■ **EXCERPTED DATA**:
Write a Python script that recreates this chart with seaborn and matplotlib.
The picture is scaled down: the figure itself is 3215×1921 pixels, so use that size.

--

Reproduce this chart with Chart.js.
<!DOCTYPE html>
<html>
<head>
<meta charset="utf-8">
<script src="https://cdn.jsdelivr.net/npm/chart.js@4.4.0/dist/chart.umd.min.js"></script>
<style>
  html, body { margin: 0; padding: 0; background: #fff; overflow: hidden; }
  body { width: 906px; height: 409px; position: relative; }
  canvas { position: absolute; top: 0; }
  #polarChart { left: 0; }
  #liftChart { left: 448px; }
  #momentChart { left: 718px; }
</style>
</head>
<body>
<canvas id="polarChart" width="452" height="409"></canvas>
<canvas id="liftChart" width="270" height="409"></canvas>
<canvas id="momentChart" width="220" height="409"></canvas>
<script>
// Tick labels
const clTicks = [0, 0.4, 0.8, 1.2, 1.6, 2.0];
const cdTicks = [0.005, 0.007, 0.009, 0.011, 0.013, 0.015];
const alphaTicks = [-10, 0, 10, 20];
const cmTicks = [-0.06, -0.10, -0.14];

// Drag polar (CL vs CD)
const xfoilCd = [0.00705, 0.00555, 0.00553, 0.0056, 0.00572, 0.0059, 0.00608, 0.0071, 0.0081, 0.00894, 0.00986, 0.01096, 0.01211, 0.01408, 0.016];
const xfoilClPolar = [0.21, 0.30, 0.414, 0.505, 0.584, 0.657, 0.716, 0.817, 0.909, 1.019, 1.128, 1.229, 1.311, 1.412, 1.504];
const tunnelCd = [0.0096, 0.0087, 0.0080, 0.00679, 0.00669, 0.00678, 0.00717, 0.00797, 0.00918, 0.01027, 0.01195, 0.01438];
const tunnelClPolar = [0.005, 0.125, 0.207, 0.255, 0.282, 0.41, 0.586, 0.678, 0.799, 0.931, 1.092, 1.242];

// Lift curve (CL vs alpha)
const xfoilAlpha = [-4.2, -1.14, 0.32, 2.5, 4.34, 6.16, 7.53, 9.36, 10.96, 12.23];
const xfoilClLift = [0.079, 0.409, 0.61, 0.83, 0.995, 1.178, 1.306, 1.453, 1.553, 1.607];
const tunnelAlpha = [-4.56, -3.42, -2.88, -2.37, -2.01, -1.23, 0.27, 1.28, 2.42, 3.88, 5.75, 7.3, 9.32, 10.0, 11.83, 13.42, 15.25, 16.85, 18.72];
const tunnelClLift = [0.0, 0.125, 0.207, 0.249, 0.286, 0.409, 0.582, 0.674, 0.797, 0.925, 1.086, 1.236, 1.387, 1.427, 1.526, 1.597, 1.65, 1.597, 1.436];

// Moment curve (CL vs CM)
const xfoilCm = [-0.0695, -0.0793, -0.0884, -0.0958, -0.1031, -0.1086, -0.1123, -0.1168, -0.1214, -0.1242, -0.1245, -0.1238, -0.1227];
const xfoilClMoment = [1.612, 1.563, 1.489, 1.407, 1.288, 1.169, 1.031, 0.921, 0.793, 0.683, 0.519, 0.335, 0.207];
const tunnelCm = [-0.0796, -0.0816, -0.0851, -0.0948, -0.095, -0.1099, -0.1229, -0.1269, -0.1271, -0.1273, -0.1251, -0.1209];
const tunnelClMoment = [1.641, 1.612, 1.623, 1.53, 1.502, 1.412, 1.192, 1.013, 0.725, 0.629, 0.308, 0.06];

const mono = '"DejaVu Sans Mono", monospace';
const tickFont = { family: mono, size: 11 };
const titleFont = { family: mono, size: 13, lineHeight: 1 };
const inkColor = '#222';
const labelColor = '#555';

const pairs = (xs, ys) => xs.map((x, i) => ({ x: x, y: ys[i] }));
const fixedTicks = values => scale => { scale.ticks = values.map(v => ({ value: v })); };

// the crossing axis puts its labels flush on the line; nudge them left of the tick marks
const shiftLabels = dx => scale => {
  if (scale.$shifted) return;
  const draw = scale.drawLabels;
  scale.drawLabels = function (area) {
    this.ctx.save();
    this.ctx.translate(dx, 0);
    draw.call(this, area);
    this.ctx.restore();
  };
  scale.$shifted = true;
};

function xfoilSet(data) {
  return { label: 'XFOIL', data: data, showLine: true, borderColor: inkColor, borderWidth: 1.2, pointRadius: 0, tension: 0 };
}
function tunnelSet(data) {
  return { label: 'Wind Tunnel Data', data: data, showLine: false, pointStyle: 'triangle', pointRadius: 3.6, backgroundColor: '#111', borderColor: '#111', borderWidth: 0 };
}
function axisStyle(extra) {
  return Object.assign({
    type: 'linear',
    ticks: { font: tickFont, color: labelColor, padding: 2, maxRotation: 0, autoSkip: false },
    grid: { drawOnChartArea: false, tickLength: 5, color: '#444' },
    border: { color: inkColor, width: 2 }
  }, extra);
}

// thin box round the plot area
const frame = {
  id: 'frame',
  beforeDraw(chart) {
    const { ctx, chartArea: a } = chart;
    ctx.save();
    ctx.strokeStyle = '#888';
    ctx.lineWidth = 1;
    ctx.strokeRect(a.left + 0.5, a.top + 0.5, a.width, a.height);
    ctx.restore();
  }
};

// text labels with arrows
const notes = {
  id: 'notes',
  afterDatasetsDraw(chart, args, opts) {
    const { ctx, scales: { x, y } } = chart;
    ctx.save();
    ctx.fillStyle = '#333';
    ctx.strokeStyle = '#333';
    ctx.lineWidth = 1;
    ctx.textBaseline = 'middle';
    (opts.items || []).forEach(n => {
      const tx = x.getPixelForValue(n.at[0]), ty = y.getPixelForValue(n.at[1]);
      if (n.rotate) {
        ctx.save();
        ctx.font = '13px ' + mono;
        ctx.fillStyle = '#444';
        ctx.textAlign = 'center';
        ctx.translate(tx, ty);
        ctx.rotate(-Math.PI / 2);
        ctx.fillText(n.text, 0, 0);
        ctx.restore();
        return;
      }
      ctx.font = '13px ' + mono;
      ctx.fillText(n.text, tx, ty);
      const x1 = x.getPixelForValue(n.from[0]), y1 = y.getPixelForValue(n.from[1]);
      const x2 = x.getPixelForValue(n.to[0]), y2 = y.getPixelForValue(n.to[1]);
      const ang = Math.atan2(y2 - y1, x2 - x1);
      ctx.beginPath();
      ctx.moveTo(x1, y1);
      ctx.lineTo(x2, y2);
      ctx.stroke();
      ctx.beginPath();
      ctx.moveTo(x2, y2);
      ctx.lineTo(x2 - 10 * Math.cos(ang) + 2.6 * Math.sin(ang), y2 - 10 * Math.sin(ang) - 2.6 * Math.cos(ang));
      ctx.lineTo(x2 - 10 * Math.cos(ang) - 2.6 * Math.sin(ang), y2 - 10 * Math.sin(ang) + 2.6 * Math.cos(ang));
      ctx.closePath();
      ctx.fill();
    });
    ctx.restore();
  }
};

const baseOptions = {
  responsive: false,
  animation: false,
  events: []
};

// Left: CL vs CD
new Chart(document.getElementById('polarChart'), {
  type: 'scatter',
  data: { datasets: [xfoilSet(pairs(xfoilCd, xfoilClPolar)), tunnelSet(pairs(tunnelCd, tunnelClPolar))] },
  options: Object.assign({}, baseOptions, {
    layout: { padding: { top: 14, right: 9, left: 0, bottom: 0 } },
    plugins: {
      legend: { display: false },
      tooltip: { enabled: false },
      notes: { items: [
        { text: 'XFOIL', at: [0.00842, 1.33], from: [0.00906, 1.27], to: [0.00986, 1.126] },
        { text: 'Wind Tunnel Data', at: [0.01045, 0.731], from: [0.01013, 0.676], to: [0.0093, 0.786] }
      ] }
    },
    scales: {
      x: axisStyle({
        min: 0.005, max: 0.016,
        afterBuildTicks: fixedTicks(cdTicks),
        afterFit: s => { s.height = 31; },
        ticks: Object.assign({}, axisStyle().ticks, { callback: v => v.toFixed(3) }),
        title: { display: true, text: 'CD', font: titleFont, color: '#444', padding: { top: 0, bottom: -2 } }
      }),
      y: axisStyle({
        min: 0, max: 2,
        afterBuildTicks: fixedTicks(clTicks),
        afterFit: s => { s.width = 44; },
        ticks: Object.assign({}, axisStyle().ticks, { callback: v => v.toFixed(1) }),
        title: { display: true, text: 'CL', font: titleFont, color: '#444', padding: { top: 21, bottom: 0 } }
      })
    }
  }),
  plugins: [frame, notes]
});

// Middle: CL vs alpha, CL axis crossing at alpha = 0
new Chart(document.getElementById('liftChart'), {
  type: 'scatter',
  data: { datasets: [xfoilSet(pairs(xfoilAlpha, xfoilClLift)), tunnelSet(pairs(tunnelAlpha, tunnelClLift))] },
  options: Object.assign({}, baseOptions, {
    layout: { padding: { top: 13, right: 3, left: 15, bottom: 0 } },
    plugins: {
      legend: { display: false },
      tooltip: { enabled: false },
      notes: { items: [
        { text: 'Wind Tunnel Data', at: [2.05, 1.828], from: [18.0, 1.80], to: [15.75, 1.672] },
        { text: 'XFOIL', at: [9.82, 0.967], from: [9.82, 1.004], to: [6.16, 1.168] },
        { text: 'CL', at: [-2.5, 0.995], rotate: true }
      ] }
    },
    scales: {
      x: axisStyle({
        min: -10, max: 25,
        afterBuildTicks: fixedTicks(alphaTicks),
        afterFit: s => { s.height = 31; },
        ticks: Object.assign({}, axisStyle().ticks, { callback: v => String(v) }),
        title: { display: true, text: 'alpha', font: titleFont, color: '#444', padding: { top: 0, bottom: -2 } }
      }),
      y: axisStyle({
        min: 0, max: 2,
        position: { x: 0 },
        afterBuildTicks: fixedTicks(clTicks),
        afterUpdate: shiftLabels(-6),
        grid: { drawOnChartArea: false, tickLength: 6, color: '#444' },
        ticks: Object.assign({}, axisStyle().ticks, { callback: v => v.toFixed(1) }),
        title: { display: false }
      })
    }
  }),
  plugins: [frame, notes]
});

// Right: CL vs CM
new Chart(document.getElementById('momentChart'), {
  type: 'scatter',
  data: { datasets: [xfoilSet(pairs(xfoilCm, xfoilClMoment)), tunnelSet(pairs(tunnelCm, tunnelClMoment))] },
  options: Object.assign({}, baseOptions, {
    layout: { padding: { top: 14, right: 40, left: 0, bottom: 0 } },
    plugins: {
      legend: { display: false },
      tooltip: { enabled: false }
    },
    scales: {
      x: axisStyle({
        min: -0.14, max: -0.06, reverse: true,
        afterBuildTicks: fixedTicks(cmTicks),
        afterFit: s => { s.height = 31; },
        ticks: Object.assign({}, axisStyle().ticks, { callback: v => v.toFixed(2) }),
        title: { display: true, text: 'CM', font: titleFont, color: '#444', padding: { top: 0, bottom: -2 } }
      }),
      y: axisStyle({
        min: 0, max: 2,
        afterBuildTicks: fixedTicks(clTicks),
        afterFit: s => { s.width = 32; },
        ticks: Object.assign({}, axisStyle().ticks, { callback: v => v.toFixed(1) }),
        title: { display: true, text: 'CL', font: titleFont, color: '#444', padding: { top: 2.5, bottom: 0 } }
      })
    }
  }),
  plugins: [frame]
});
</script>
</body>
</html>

■ **DIRECTIONS FOR THIS TASK**: Retype the records above, but only those lines that fall between the line containing "Reproduce this chart with Chart.js." and the line containing "const cmTicks = [-0.06, -0.10, -0.14];", with both of those lines included, exactly as written.

■ **RESULT OF THE EXERCISE**:
Reproduce this chart with Chart.js.
<!DOCTYPE html>
<html>
<head>
<meta charset="utf-8">
<script src="https://cdn.jsdelivr.net/npm/chart.js@4.4.0/dist/chart.umd.min.js"></script>
<style>
  html, body { margin: 0; padding: 0; background: #fff; overflow: hidden; }
  body { width: 906px; height: 409px; position: relative; }
  canvas { position: absolute; top: 0; }
  #polarChart { left: 0; }
  #liftChart { left: 448px; }
  #momentChart { left: 718px; }
</style>
</head>
<body>
<canvas id="polarChart" width="452" height="409"></canvas>
<canvas id="liftChart" width="270" height="409"></canvas>
<canvas id="momentChart" width="220" height="409"></canvas>
<script>
// Tick labels
const clTicks = [0, 0.4, 0.8, 1.2, 1.6, 2.0];
const cdTicks = [0.005, 0.007, 0.009, 0.011, 0.013, 0.015];
const alphaTicks = [-10, 0, 10, 20];
const cmTicks = [-0.06, -0.10, -0.14];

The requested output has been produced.